My rating: 4 of 5 stars
Publication Date: September 3rd, 2015
Point of View: 1st Person & Feminine
Recommended Age: 14+
Genres & Themes: Young Adult, Contemporary, Rape, Feminism
It’s the beginning of the summer in a small town in Ireland. Emma O’Donovan is eighteen years old, beautiful, happy, confident. One night, there’s a party. Everyone is there. All eyes are on Emma.
The next morning, she wakes on the front porch of her house. She can’t remember what happened, she doesn’t know how she got there. She doesn’t know why she’s in pain. But everyone else does.
Photographs taken at the party show, in explicit detail, what happened to Emma that night. But sometimes people don’t want to believe what is right in front of them, especially when the truth concerns the town’s heroes…
Emma O’Donovan is not a character Louise O’Neill created to narrate this book.

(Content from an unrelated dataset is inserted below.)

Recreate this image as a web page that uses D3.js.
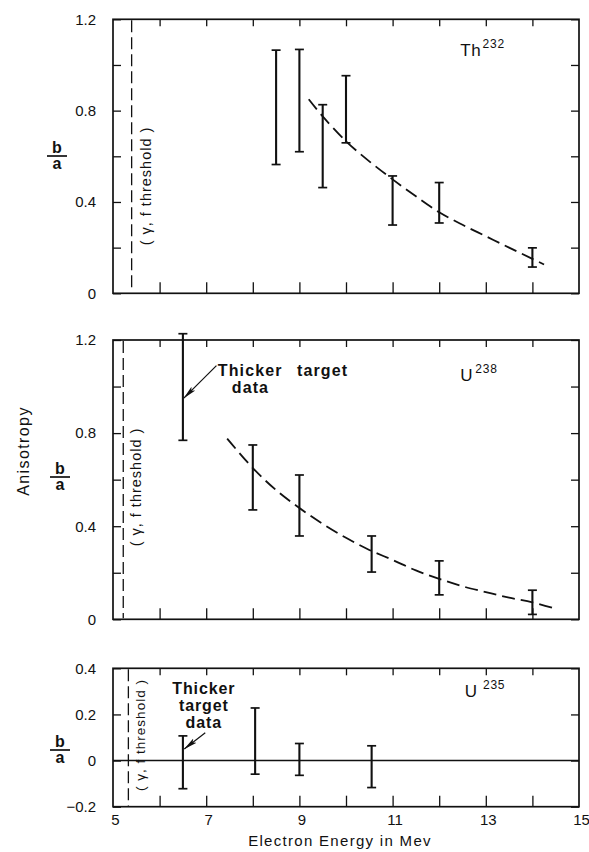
<!DOCTYPE html>
<html><head><meta charset="utf-8">
<script src="https://cdn.jsdelivr.net/npm/d3@7"></script>
<style>
body{margin:0;background:#fff}
text{font-family:"Liberation Sans",Arial,sans-serif;fill:#111}
</style>
</head><body><svg id="c" width="589" height="852"></svg>
<script>
// ---------- data ----------
const energyTicks = [6, 7, 8, 9, 10, 11, 12, 13, 14];
const energyLabelValues = [5, 7, 9, 11, 13, 15];
const energyLabelText = ["5", "7", "9", "11", "13", "15"];

const bigYTicks = [0, 0.2, 0.4, 0.6, 0.8, 1.0, 1.2];
const bigYLabelValues = [0, 0.4, 0.8, 1.2];
const bigYLabelText = ["0", "0.4", "0.8", "1.2"];
const smallYTicks = [-0.2, 0, 0.2, 0.4];
const smallYLabelValues = [-0.2, 0, 0.2, 0.4];
const smallYLabelText = ["\u22120.2", "0", "0.2", "0.4"];

// Th232
const thEnergy = [8.5, 9, 9.5, 10, 11, 12, 14];
const thHigh   = [1.065, 1.068, 0.826, 0.953, 0.514, 0.485, 0.199];
const thLow    = [0.564, 0.620, 0.463, 0.659, 0.299, 0.308, 0.115];
const thCurveE = [9.2, 9.5, 10, 10.5, 11, 11.5, 12, 12.5, 13, 13.5, 14, 14.25];
const thCurveV = [0.85, 0.775, 0.666, 0.578, 0.499, 0.425, 0.355, 0.30, 0.25, 0.20, 0.151, 0.126];
const thThreshold = 5.40;

// U238
const u8Energy = [6.5, 8, 9, 10.55, 12, 14];
const u8High   = [1.227, 0.749, 0.620, 0.358, 0.251, 0.125];
const u8Low    = [0.769, 0.470, 0.358, 0.203, 0.105, 0.021];
const u8CurveE = [7.45, 8, 8.5, 9, 9.5, 10, 10.5, 11, 11.5, 12, 12.5, 13, 13.5, 14, 14.5];
const u8CurveV = [0.776, 0.650, 0.555, 0.478, 0.410, 0.350, 0.298, 0.255, 0.210, 0.174, 0.142, 0.117, 0.093, 0.073, 0.045];
const u8Threshold = 5.22;

// U235
const u5Energy = [6.5, 8.05, 9, 10.55];
const u5High   = [0.107, 0.228, 0.074, 0.064];
const u5Low    = [-0.122, -0.059, -0.064, -0.117];
const u5Threshold = 5.33;

// ---------- drawing ----------
const svg = d3.select("#c");
const x = d3.scaleLinear([5, 15], [113, 579]);

svg.append("defs").append("marker")
  .attr("id", "arr").attr("viewBox", "0 0 14 8")
  .attr("markerWidth", 14).attr("markerHeight", 8)
  .attr("refX", 13.5).attr("refY", 4).attr("orient", "auto")
  .attr("markerUnits", "userSpaceOnUse")
  .append("path").attr("d", "M0,1.3 L14,4 L0,6.7 L3,4 Z").attr("fill", "#111");

function clean(sel) {
  sel.select(".domain").remove();
  sel.selectAll(".tick line").attr("stroke", "#111").attr("stroke-width", 1.3);
  sel.selectAll(".tick text").attr("font-size", 15).attr("fill", "#111")
     .attr("font-family", "Liberation Sans, Arial, sans-serif");
}

function panel(cfg) {
  const y = d3.scaleLinear(cfg.domain, [cfg.bottom, cfg.top]);
  const g = svg.append("g");
  const [x0, x1] = x.range();

  g.append("g").attr("transform", `translate(0,${cfg.bottom})`)
    .call(d3.axisBottom(x).tickValues(energyTicks).tickSize(-11).tickFormat("")).call(clean);
  g.append("g").attr("transform", `translate(0,${cfg.top})`)
    .call(d3.axisTop(x).tickValues(energyTicks).tickSize(-7).tickFormat("")).call(clean);
  const lab = new Map(cfg.labelValues.map((v, i) => [v, cfg.labelText[i]]));
  g.append("g").attr("transform", `translate(${x0},0)`)
    .call(d3.axisLeft(y).tickValues(cfg.yTicks).tickSize(-8).tickPadding(17)
      .tickFormat(d => lab.has(d) ? lab.get(d) : "")).call(clean);
  g.append("g").attr("transform", `translate(${x1},0)`)
    .call(d3.axisRight(y).tickValues(cfg.yTicks).tickSize(-8).tickFormat("")).call(clean);

  g.append("rect").attr("x", x0).attr("y", cfg.top)
    .attr("width", x1 - x0).attr("height", cfg.bottom - cfg.top)
    .attr("fill", "none").attr("stroke", "#111").attr("stroke-width", 1.7);

  // threshold
  g.append("line").attr("x1", x(cfg.threshold)).attr("x2", x(cfg.threshold))
    .attr("y1", cfg.top + 1).attr("y2", cfg.bottom - 1)
    .attr("stroke", "#111").attr("stroke-width", 1.3).attr("stroke-dasharray", "12,5");
  g.append("text")
    .attr("transform", `translate(${cfg.thrTextX},${cfg.thrTextY}) rotate(-90)`)
    .attr("text-anchor", "middle").attr("dominant-baseline", "central")
    .attr("font-size", cfg.thrFont).attr("letter-spacing", 1)
    .text("( \u03b3, f  threshold )");

  // fraction label b/a
  const fx = cfg.fracX, fy = cfg.fracY;
  g.append("text").attr("x", fx).attr("y", fy - 3).attr("text-anchor", "middle")
    .attr("font-size", 16).attr("font-weight", "bold").text("b");
  g.append("line").attr("x1", fx - 10).attr("x2", fx + 10).attr("y1", fy).attr("y2", fy)
    .attr("stroke", "#111").attr("stroke-width", 1.7);
  g.append("text").attr("x", fx).attr("y", fy + 13).attr("text-anchor", "middle")
    .attr("font-size", 16).attr("font-weight", "bold").text("a");

  if (cfg.zeroLine) {
    g.append("line").attr("x1", x0).attr("x2", x1).attr("y1", y(0)).attr("y2", y(0))
      .attr("stroke", "#111").attr("stroke-width", 1.5);
  }

  // curve
  if (cfg.curveE) {
    const pts = cfg.curveE.map((e, i) => [e, cfg.curveV[i]]);
    g.append("path").datum(pts)
      .attr("d", d3.line().x(d => x(d[0])).y(d => y(d[1])).curve(d3.curveCatmullRom))
      .attr("fill", "none").attr("stroke", "#111").attr("stroke-width", 1.8)
      .attr("stroke-dasharray", "13,6");
  }

  // error bars
  const bars = g.selectAll(".eb").data(cfg.energy.map((e, i) => ({e, hi: cfg.high[i], lo: cfg.low[i]})))
    .join("g").attr("class", "eb");
  bars.append("line").attr("x1", d => x(d.e)).attr("x2", d => x(d.e))
    .attr("y1", d => y(d.hi)).attr("y2", d => y(d.lo))
    .attr("stroke", "#111").attr("stroke-width", 2.1);
  ["hi", "lo"].forEach(k => {
    bars.append("line").attr("x1", d => x(d.e) - 4.5).attr("x2", d => x(d.e) + 4.5)
      .attr("y1", d => y(d[k])).attr("y2", d => y(d[k]))
      .attr("stroke", "#111").attr("stroke-width", 1.7);
  });

  // isotope label
  const t = g.append("text").attr("x", x(cfg.isoE)).attr("y", cfg.isoY).attr("font-size", 17)
    .attr("letter-spacing", 0.8);
  t.append("tspan").text(cfg.isoName);
  t.append("tspan").attr("dx", cfg.isoGap).attr("dy", -8).attr("font-size", 12).text(cfg.isoMass);

  return {g, y};
}

// Th232
panel({
  top: 19.3, bottom: 293.3, domain: [0, 1.2],
  yTicks: bigYTicks, labelValues: bigYLabelValues, labelText: bigYLabelText,
  threshold: thThreshold, thrTextX: 146, thrTextY: 186, thrFont: 14.5,
  fracX: 57, fracY: 156,
  energy: thEnergy, high: thHigh, low: thLow, curveE: thCurveE, curveV: thCurveV,
  isoE: 12.45, isoY: 56, isoName: "Th", isoMass: "232", isoGap: 1
});

// U238
const pU8 = panel({
  top: 340, bottom: 619.3, domain: [0, 1.2],
  yTicks: bigYTicks, labelValues: bigYLabelValues, labelText: bigYLabelText,
  threshold: u8Threshold, thrTextX: 136, thrTextY: 487, thrFont: 14.5,
  fracX: 60, fracY: 477,
  energy: u8Energy, high: u8High, low: u8Low, curveE: u8CurveE, curveV: u8CurveV,
  isoE: 12.45, isoY: 381, isoName: "U", isoMass: "238", isoGap: 2
});
{
  const {g, y} = pU8;
  g.append("text").attr("x", x(7.25)).attr("y", y(1.045)).attr("font-size", 16)
    .attr("font-weight", "bold").attr("letter-spacing", 1.1)
    .text("Thicker\u2002 target");
  g.append("text").attr("x", x(7.95)).attr("y", y(0.972)).attr("font-size", 16)
    .attr("font-weight", "bold").attr("letter-spacing", 1.1).attr("text-anchor", "middle")
    .text("data");
  g.append("line").attr("x1", x(7.22)).attr("y1", y(1.09)).attr("x2", x(6.52)).attr("y2", y(0.95))
    .attr("stroke", "#111").attr("stroke-width", 1.2).attr("marker-end", "url(#arr)");
}

// U235
const pU5 = panel({
  top: 668.3, bottom: 806.7, domain: [-0.2, 0.4],
  yTicks: smallYTicks, labelValues: smallYLabelValues, labelText: smallYLabelText,
  threshold: u5Threshold, thrTextX: 140, thrTextY: 735, thrFont: 13.5,
  fracX: 60, fracY: 750,
  energy: u5Energy, high: u5High, low: u5Low, zeroLine: true,
  isoE: 12.55, isoY: 697, isoName: "U", isoMass: "235", isoGap: 5
});
{
  const {g, y} = pU5;
  const lines = ["Thicker", "target", "data"];
  const lineV = [0.289, 0.216, 0.140];
  lines.forEach((s, i) => {
    g.append("text").attr("x", x(6.95)).attr("y", y(lineV[i])).attr("font-size", 16)
      .attr("font-weight", "bold").attr("letter-spacing", 0.9).attr("text-anchor", "middle").text(s);
  });
  g.append("line").attr("x1", x(6.98)).attr("y1", y(0.121)).attr("x2", x(6.53)).attr("y2", y(0.05))
    .attr("stroke", "#111").attr("stroke-width", 1.2).attr("marker-end", "url(#arr)");

  // x tick labels
  const lab = new Map(energyLabelValues.map((v, i) => [v, energyLabelText[i]]));
  svg.append("g").attr("transform", "translate(2,806.7)")
    .call(d3.axisBottom(x).tickValues(energyLabelValues).tickSize(0).tickPadding(8)
      .tickFormat(d => lab.get(d))).call(clean);
}

// axis titles
svg.append("text").attr("x", 340).attr("y", 846).attr("text-anchor", "middle")
  .attr("font-size", 15).attr("letter-spacing", 1.3).text("Electron Energy in Mev");
svg.append("text").attr("transform", "translate(23,451) rotate(-90)")
  .attr("text-anchor", "middle").attr("dominant-baseline", "central")
  .attr("font-size", 16).attr("letter-spacing", 1.4).text("Anisotropy");
</script>
</body></html>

Emma exists. She’s everywhere. Where you are, where I am, where everyone is. There are Emmas all over the world.
Which is why it’s so important for people to read this book.
Rape cases happen so often that we’ve come to trivialize them in our culture, it’s true. The word rape has always had a negative connotation to it, and it still does (no one wants to talk about it), but it’s still not taken seriously enough.
And we have Emma as proof.
Louise O’Neill is an outstanding writer. She asks a lot of questions to the readers with this book. And most importantly, she challenges us.
Emma is a bitch. She’s shallow, selfish, envious. A thief, a liar, a phony. A bitch, a slut,
Was she asking for it? Is she really a victim? Did she give her consent or not? Does she deserve what happened to her? Is this a cautionary tale for all teen girls?
If she had been different – nicer, lovelier, less of a bitch – would the response had been different also?
There’s nothing magical about this book, but it’s still spellbinding. And scary. And ugly. And sad. And frustrating.
But oh so realistic and honest. Even the ending is.
Thank you Louise O’Neill for no sugar-coating.